### PROVIDED DATA
** START **

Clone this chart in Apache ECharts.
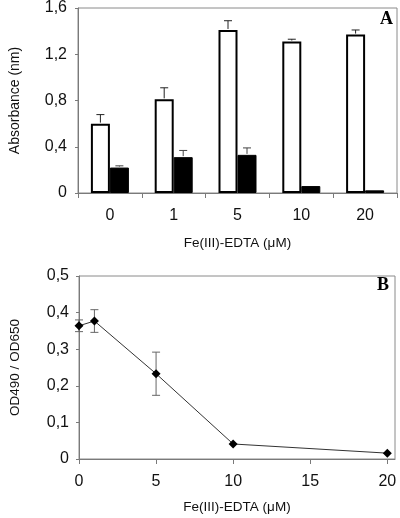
<!DOCTYPE html>
<html>
<head>
<meta charset="utf-8">
<script src="https://cdn.jsdelivr.net/npm/echarts@6/dist/echarts.min.js"></script>
<style>
html,body{margin:0;padding:0;background:#fff;}
#c{width:400px;height:518px;}
</style>
</head>
<body>
<div id="c"></div>
<script>
// ---- Panel A data ----
var categoriesA = ['0', '1', '5', '10', '20'];
var whiteA = [0.60, 0.81, 1.41, 1.31, 1.37];
var whiteErrA = [0.078, 0.10, 0.08, 0.02, 0.04];
var blackA = [0.22, 0.31, 0.33, 0.06, 0.023];
var blackErrA = [0.015, 0.058, 0.06, 0, 0];
var yTicksA = ['0', '0,4', '0,8', '1,2', '1,6'];

// ---- Panel B data ----
var xB = [0, 1, 5, 10, 20];
var yB = [0.364, 0.377, 0.233, 0.041, 0.016];
var errB = [0.016, 0.031, 0.059, 0, 0];
var yTicksB = ['0', '0,1', '0,2', '0,3', '0,4', '0,5'];
var xTicksB = ['0', '5', '10', '15', '20'];

var axisGray = '#7a7a7a';
var txt = '#111';
var font = 'Liberation Sans, Arial, sans-serif';

function errA(offset, capColor) {
  return function (params, api) {
    var err = api.value(2);
    if (!err) return null;
    var idx = api.value(0), val = api.value(1);
    var p0 = api.coord([idx, val]);
    var p1 = api.coord([idx, val + err]);
    var x = p0[0] + offset;
    var st = { stroke: capColor, lineWidth: 1 };
    return {
      type: 'group',
      children: [
        { type: 'line', shape: { x1: x, y1: p0[1] - 1, x2: x, y2: p1[1] }, style: st },
        { type: 'line', shape: { x1: x - 4, y1: p1[1], x2: x + 4, y2: p1[1] }, style: st }
      ]
    };
  };
}

function errBRender(params, api) {
  var err = api.value(2);
  if (!err) return null;
  var xv = api.value(0), yv = api.value(1);
  var pt = api.coord([xv, yv + err]);
  var pb = api.coord([xv, yv - err]);
  var st = { stroke: '#666', lineWidth: 1 };
  return {
    type: 'group',
    children: [
      { type: 'line', shape: { x1: pt[0], y1: pt[1], x2: pb[0], y2: pb[1] }, style: st },
      { type: 'line', shape: { x1: pt[0] - 4, y1: pt[1], x2: pt[0] + 4, y2: pt[1] }, style: st },
      { type: 'line', shape: { x1: pb[0] - 4, y1: pb[1], x2: pb[0] + 4, y2: pb[1] }, style: st }
    ]
  };
}

var chart = echarts.init(document.getElementById('c'), null, { renderer: 'canvas' });

var option = {
  animation: false,
  backgroundColor: '#fff',
  textStyle: { fontFamily: font, color: txt },
  grid: [
    { left: 72, top: 8, width: 325, height: 185, show: true, borderColor: '#8a8a8a', borderWidth: 1, backgroundColor: 'transparent' },
    { left: 73, top: 276, width: 322, height: 183, show: true, borderColor: '#8a8a8a', borderWidth: 1, backgroundColor: 'transparent' }
  ],
  xAxis: [
    {
      gridIndex: 0, type: 'category', data: categoriesA,
      axisLine: { lineStyle: { color: axisGray, width: 1 } },
      axisTick: { show: true, length: 5, lineStyle: { color: axisGray } },
      axisLabel: { color: txt, fontSize: 16, margin: 15, fontFamily: font },
      name: 'Fe(III)-EDTA (\u03bcM)', nameLocation: 'middle', nameGap: 43,
      nameTextStyle: { color: txt, fontSize: 13.5, fontFamily: font }
    },
    {
      gridIndex: 1, type: 'value', min: 0, max: 20.5, interval: 5,
      axisLine: { lineStyle: { color: axisGray, width: 1 } },
      axisTick: { show: true, length: 5, lineStyle: { color: axisGray } },
      splitLine: { show: false },
      axisLabel: {
        color: txt, fontSize: 16, margin: 15, fontFamily: font, showMaxLabel: false,
        formatter: function (v) { var i = xTicksB.indexOf(String(v)); return i >= 0 ? xTicksB[i] : ''; }
      },
      name: 'Fe(III)-EDTA (\u03bcM)', nameLocation: 'middle', nameGap: 41,
      nameTextStyle: { color: txt, fontSize: 13.5, fontFamily: font }
    }
  ],
  yAxis: [
    {
      gridIndex: 0, type: 'value', min: 0, max: 1.6, interval: 0.4,
      axisLine: { show: true, lineStyle: { color: axisGray, width: 1 } },
      axisTick: { show: true, length: 3, lineStyle: { color: axisGray } },
      splitLine: { show: false },
      axisLabel: {
        color: txt, fontSize: 16, margin: 11, fontFamily: font,
        formatter: function (v) { return yTicksA[Math.round(v / 0.4)]; }
      },
      name: 'Absorbance (nm)', nameLocation: 'middle', nameGap: 56,
      nameTextStyle: { color: txt, fontSize: 14, fontFamily: font }
    },
    {
      gridIndex: 1, type: 'value', min: 0, max: 0.5, interval: 0.1,
      axisLine: { show: true, lineStyle: { color: axisGray, width: 1 } },
      axisTick: { show: true, length: 3, lineStyle: { color: axisGray } },
      splitLine: { show: false },
      axisLabel: {
        color: txt, fontSize: 16, margin: 10, fontFamily: font,
        formatter: function (v) { return yTicksB[Math.round(v / 0.1)]; }
      },
      name: 'OD490 / OD650', nameLocation: 'middle', nameGap: 57,
      nameTextStyle: { color: txt, fontSize: 13.5, fontFamily: font }
    }
  ],
  series: [
    {
      type: 'bar', xAxisIndex: 0, yAxisIndex: 0, data: whiteA,
      barWidth: 19, barGap: '0%', z: 3,
      itemStyle: { color: '#fff', borderColor: '#000', borderWidth: 2 }
    },
    {
      type: 'bar', xAxisIndex: 0, yAxisIndex: 0, data: blackA,
      barWidth: 19, barGap: '0%', z: 3,
      itemStyle: { color: '#000', borderColor: '#000', borderWidth: 1 }
    },
    {
      type: 'custom', xAxisIndex: 0, yAxisIndex: 0, z: 5,
      renderItem: errA(-9.5, '#222'),
      encode: { x: 0, y: 1 },
      data: whiteA.map(function (v, i) { return [i, v, whiteErrA[i]]; })
    },
    {
      type: 'custom', xAxisIndex: 0, yAxisIndex: 0, z: 5,
      renderItem: errA(9.5, '#444'),
      encode: { x: 0, y: 1 },
      data: blackA.map(function (v, i) { return [i, v, blackErrA[i]]; })
    },
    {
      type: 'custom', xAxisIndex: 1, yAxisIndex: 1, z: 3,
      renderItem: errBRender,
      encode: { x: 0, y: 1 },
      data: yB.map(function (v, i) { return [xB[i], v, errB[i]]; })
    },
    {
      type: 'line', xAxisIndex: 1, yAxisIndex: 1, z: 4,
      data: xB.map(function (x, i) { return [x, yB[i]]; }),
      symbol: 'diamond', symbolSize: 9,
      lineStyle: { color: '#333', width: 1 },
      itemStyle: { color: '#000' }
    }
  ],
  graphic: [
    { type: 'text', left: 380, top: 10, style: { text: 'A', fontSize: 18, fontWeight: 'bold', fontFamily: 'Liberation Serif, Times New Roman, serif', fill: '#000' } },
    { type: 'text', left: 377, top: 276, style: { text: 'B', fontSize: 18, fontWeight: 'bold', fontFamily: 'Liberation Serif, Times New Roman, serif', fill: '#000' } }
  ]
};

chart.setOption(option);
</script>
</body>
</html>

** END **

### AIM OF THE EXERCISE
The pictures should not be reproduced; quote all of the other material exactly.

### CORRECT RESPONSE
Clone this chart in Apache ECharts.
<!DOCTYPE html>
<html>
<head>
<meta charset="utf-8">
<script src="https://cdn.jsdelivr.net/npm/echarts@6/dist/echarts.min.js"></script>
<style>
html,body{margin:0;padding:0;background:#fff;}
#c{width:400px;height:518px;}
</style>
</head>
<body>
<div id="c"></div>
<script>
// ---- Panel A data ----
var categoriesA = ['0', '1', '5', '10', '20'];
var whiteA = [0.60, 0.81, 1.41, 1.31, 1.37];
var whiteErrA = [0.078, 0.10, 0.08, 0.02, 0.04];
var blackA = [0.22, 0.31, 0.33, 0.06, 0.023];
var blackErrA = [0.015, 0.058, 0.06, 0, 0];
var yTicksA = ['0', '0,4', '0,8', '1,2', '1,6'];

// ---- Panel B data ----
var xB = [0, 1, 5, 10, 20];
var yB = [0.364, 0.377, 0.233, 0.041, 0.016];
var errB = [0.016, 0.031, 0.059, 0, 0];
var yTicksB = ['0', '0,1', '0,2', '0,3', '0,4', '0,5'];
var xTicksB = ['0', '5', '10', '15', '20'];

var axisGray = '#7a7a7a';
var txt = '#111';
var font = 'Liberation Sans, Arial, sans-serif';

function errA(offset, capColor) {
  return function (params, api) {
    var err = api.value(2);
    if (!err) return null;
    var idx = api.value(0), val = api.value(1);
    var p0 = api.coord([idx, val]);
    var p1 = api.coord([idx, val + err]);
    var x = p0[0] + offset;
    var st = { stroke: capColor, lineWidth: 1 };
    return {
      type: 'group',
      children: [
        { type: 'line', shape: { x1: x, y1: p0[1] - 1, x2: x, y2: p1[1] }, style: st },
        { type: 'line', shape: { x1: x - 4, y1: p1[1], x2: x + 4, y2: p1[1] }, style: st }
      ]
    };
  };
}

function errBRender(params, api) {
  var err = api.value(2);
  if (!err) return null;
  var xv = api.value(0), yv = api.value(1);
  var pt = api.coord([xv, yv + err]);
  var pb = api.coord([xv, yv - err]);
  var st = { stroke: '#666', lineWidth: 1 };
  return {
    type: 'group',
    children: [
      { type: 'line', shape: { x1: pt[0], y1: pt[1], x2: pb[0], y2: pb[1] }, style: st },
      { type: 'line', shape: { x1: pt[0] - 4, y1: pt[1], x2: pt[0] + 4, y2: pt[1] }, style: st },
      { type: 'line', shape: { x1: pb[0] - 4, y1: pb[1], x2: pb[0] + 4, y2: pb[1] }, style: st }
    ]
  };
}

var chart = echarts.init(document.getElementById('c'), null, { renderer: 'canvas' });

var option = {
  animation: false,
  backgroundColor: '#fff',
  textStyle: { fontFamily: font, color: txt },
  grid: [
    { left: 72, top: 8, width: 325, height: 185, show: true, borderColor: '#8a8a8a', borderWidth: 1, backgroundColor: 'transparent' },
    { left: 73, top: 276, width: 322, height: 183, show: true, borderColor: '#8a8a8a', borderWidth: 1, backgroundColor: 'transparent' }
  ],
  xAxis: [
    {
      gridIndex: 0, type: 'category', data: categoriesA,
      axisLine: { lineStyle: { color: axisGray, width: 1 } },
      axisTick: { show: true, length: 5, lineStyle: { color: axisGray } },
      axisLabel: { color: txt, fontSize: 16, margin: 15, fontFamily: font },
      name: 'Fe(III)-EDTA (\u03bcM)', nameLocation: 'middle', nameGap: 43,
      nameTextStyle: { color: txt, fontSize: 13.5, fontFamily: font }
    },
    {
      gridIndex: 1, type: 'value', min: 0, max: 20.5, interval: 5,
      axisLine: { lineStyle: { color: axisGray, width: 1 } },
      axisTick: { show: true, length: 5, lineStyle: { color: axisGray } },
      splitLine: { show: false },
      axisLabel: {
        color: txt, fontSize: 16, margin: 15, fontFamily: font, showMaxLabel: false,
        formatter: function (v) { var i = xTicksB.indexOf(String(v)); return i >= 0 ? xTicksB[i] : ''; }
      },
      name: 'Fe(III)-EDTA (\u03bcM)', nameLocation: 'middle', nameGap: 41,
      nameTextStyle: { color: txt, fontSize: 13.5, fontFamily: font }
    }
  ],
  yAxis: [
    {
      gridIndex: 0, type: 'value', min: 0, max: 1.6, interval: 0.4,
      axisLine: { show: true, lineStyle: { color: axisGray, width: 1 } },
      axisTick: { show: true, length: 3, lineStyle: { color: axisGray } },
      splitLine: { show: false },
      axisLabel: {
        color: txt, fontSize: 16, margin: 11, fontFamily: font,
        formatter: function (v) { return yTicksA[Math.round(v / 0.4)]; }
      },
      name: 'Absorbance (nm)', nameLocation: 'middle', nameGap: 56,
      nameTextStyle: { color: txt, fontSize: 14, fontFamily: font }
    },
    {
      gridIndex: 1, type: 'value', min: 0, max: 0.5, interval: 0.1,
      axisLine: { show: true, lineStyle: { color: axisGray, width: 1 } },
      axisTick: { show: true, length: 3, lineStyle: { color: axisGray } },
      splitLine: { show: false },
      axisLabel: {
        color: txt, fontSize: 16, margin: 10, fontFamily: font,
        formatter: function (v) { return yTicksB[Math.round(v / 0.1)]; }
      },
      name: 'OD490 / OD650', nameLocation: 'middle', nameGap: 57,
      nameTextStyle: { color: txt, fontSize: 13.5, fontFamily: font }
    }
  ],
  series: [
    {
      type: 'bar', xAxisIndex: 0, yAxisIndex: 0, data: whiteA,
      barWidth: 19, barGap: '0%', z: 3,
      itemStyle: { color: '#fff', borderColor: '#000', borderWidth: 2 }
    },
    {
      type: 'bar', xAxisIndex: 0, yAxisIndex: 0, data: blackA,
      barWidth: 19, barGap: '0%', z: 3,
      itemStyle: { color: '#000', borderColor: '#000', borderWidth: 1 }
    },
    {
      type: 'custom', xAxisIndex: 0, yAxisIndex: 0, z: 5,
      renderItem: errA(-9.5, '#222'),
      encode: { x: 0, y: 1 },
      data: whiteA.map(function (v, i) { return [i, v, whiteErrA[i]]; })
    },
    {
      type: 'custom', xAxisIndex: 0, yAxisIndex: 0, z: 5,
      renderItem: errA(9.5, '#444'),
      encode: { x: 0, y: 1 },
      data: blackA.map(function (v, i) { return [i, v, blackErrA[i]]; })
    },
    {
      type: 'custom', xAxisIndex: 1, yAxisIndex: 1, z: 3,
      renderItem: errBRender,
      encode: { x: 0, y: 1 },
      data: yB.map(function (v, i) { return [xB[i], v, errB[i]]; })
    },
    {
      type: 'line', xAxisIndex: 1, yAxisIndex: 1, z: 4,
      data: xB.map(function (x, i) { return [x, yB[i]]; }),
      symbol: 'diamond', symbolSize: 9,
      lineStyle: { color: '#333', width: 1 },
      itemStyle: { color: '#000' }
    }
  ],
  graphic: [
    { type: 'text', left: 380, top: 10, style: { text: 'A', fontSize: 18, fontWeight: 'bold', fontFamily: 'Liberation Serif, Times New Roman, serif', fill: '#000' } },
    { type: 'text', left: 377, top: 276, style: { text: 'B', fontSize: 18, fontWeight: 'bold', fontFamily: 'Liberation Serif, Times New Roman, serif', fill: '#000' } }
  ]
};

chart.setOption(option);
</script>
</body>
</html>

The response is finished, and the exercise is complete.